“Dog puppies are 30 times more interested in unknown humans than young wolves, confirming an evolutionary hypothesis”, claims this linked article. All those centuries of domestication have done some rewiring of wild canine DNA. Dogs really have been programmed to be Man’s best friend. The “Domestication Hypothesis” goes back to the age-old question of Nature vs. Nurture. Is a dog’s ability to understand humans something it learns, or is it innate? Is it imprinted in the pooch’s genetics? Turns out that, yes, it is a case of the latter. It started out as the former, sure, but with the passage of generations became the latter.

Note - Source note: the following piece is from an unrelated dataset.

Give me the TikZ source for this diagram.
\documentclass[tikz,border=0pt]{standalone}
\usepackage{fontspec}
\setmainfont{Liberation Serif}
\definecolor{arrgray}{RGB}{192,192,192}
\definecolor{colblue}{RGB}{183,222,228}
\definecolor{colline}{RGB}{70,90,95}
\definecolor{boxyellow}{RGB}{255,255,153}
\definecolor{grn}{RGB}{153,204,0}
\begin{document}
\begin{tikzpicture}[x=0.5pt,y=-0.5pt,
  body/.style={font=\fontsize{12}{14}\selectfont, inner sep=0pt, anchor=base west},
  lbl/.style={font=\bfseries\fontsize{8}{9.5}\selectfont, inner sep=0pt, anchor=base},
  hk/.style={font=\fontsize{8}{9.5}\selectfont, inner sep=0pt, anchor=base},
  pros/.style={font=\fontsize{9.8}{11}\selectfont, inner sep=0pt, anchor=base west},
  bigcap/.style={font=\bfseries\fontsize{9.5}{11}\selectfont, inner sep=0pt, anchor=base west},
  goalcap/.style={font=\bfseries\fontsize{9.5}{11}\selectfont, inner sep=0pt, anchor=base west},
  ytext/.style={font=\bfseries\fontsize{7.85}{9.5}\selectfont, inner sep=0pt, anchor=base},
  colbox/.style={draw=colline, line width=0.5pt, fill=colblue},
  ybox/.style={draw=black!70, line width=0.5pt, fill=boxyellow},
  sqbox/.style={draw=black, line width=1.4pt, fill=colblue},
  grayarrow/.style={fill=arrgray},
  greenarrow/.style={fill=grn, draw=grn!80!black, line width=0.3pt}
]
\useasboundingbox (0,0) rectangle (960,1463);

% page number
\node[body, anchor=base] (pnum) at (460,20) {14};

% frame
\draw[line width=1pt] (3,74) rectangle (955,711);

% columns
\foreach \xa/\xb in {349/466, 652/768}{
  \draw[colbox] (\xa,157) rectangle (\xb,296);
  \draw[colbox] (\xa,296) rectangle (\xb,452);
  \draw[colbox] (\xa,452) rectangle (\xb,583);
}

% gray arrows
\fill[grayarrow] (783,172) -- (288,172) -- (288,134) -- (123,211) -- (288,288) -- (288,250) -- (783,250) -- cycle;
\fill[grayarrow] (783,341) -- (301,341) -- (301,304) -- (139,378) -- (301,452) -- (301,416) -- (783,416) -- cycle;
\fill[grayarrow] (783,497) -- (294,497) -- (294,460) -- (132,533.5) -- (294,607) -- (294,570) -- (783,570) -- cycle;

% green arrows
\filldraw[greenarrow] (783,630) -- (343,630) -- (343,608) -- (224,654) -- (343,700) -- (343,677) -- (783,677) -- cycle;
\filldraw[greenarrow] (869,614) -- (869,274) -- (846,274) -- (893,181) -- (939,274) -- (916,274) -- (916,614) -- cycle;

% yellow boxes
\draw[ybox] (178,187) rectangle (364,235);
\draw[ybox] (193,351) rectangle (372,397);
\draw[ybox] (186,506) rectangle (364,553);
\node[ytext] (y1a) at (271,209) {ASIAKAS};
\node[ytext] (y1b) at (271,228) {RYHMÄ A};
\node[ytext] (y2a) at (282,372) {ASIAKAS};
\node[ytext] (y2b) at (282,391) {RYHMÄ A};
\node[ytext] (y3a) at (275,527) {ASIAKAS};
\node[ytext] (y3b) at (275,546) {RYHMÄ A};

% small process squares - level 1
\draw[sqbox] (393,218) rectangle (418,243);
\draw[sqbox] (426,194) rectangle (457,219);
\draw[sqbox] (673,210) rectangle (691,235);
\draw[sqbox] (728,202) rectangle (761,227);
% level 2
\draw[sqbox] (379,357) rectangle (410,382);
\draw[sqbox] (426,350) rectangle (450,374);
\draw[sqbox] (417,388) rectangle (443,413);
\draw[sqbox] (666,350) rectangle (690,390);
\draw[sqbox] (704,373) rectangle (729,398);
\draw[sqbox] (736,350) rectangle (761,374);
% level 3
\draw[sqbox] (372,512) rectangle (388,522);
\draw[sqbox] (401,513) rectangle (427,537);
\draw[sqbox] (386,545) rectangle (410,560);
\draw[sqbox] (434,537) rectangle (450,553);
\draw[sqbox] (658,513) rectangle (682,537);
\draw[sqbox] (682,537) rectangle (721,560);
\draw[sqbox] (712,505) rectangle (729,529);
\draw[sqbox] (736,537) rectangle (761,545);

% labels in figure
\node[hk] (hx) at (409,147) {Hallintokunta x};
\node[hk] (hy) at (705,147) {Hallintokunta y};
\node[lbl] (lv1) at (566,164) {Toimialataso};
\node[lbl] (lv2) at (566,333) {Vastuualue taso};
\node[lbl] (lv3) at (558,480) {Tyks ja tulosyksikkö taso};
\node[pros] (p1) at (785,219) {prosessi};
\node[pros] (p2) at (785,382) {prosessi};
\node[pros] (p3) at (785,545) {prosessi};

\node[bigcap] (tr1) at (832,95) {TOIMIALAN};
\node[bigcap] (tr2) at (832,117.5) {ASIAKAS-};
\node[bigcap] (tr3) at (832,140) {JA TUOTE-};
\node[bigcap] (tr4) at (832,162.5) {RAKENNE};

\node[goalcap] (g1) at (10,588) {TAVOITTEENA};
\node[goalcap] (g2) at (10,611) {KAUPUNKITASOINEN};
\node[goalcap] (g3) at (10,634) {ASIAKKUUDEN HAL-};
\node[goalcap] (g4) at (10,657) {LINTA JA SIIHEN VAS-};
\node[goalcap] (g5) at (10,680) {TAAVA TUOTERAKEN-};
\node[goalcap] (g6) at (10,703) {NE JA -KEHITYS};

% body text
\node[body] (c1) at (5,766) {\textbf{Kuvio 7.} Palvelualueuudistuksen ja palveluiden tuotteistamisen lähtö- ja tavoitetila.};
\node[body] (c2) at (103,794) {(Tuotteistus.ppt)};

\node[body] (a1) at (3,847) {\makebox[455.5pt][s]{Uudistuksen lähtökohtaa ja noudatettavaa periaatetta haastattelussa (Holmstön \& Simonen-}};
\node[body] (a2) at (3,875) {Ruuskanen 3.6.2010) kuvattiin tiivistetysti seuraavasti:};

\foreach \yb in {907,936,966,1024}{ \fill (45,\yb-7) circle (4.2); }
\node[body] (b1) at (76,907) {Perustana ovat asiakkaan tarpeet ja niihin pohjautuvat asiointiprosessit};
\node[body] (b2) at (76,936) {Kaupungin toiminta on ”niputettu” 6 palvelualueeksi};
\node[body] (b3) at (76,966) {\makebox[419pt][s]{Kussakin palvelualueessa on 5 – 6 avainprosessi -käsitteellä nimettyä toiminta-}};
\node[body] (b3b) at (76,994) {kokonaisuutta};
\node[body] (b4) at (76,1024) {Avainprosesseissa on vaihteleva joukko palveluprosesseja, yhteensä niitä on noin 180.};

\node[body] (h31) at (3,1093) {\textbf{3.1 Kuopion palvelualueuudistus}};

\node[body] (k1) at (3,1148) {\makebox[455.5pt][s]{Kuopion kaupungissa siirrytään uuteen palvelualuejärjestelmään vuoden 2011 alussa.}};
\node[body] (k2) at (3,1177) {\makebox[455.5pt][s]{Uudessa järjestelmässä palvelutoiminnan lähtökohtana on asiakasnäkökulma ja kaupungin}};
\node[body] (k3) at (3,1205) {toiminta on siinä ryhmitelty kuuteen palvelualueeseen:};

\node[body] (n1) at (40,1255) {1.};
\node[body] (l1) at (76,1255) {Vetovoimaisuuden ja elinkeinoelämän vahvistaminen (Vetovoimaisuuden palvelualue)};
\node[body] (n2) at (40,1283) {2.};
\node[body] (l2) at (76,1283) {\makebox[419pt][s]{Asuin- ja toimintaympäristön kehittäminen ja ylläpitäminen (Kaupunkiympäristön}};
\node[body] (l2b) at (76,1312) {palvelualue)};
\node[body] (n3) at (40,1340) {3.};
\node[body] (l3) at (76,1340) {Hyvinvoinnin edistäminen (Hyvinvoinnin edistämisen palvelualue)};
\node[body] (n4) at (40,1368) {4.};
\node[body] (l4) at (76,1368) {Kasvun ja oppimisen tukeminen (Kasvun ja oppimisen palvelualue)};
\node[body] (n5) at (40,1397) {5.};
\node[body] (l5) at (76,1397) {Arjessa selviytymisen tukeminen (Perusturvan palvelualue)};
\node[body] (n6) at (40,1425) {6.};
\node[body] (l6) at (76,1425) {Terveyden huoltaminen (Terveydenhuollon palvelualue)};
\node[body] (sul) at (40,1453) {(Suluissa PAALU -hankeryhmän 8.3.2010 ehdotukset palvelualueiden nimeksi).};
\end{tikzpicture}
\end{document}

Dogs are just plain more attuned to human beings than their wild cousins-slash-ancestors.
From the article: “…while young wolves and dogs are both adorable and do a lot of the same things (tumble around with their littermates, chew on foreign objects, test out their barks), their responses to humans could not be more different. ‘The wolf puppies are so shy’ and can take hours to emerge and give a stranger a sniff…[whereas puppies] ‘want to climb all over you and lick your face.’”
Though it’s not a part of the study, I’d like to see some compare and contrast of domesticated wolves, which became dogs, gaining this socialization with humans and the inherent fear that wild wolves have developed towards humans. Is this fear a learned response, or has it too become something innate, something present on the genetic level?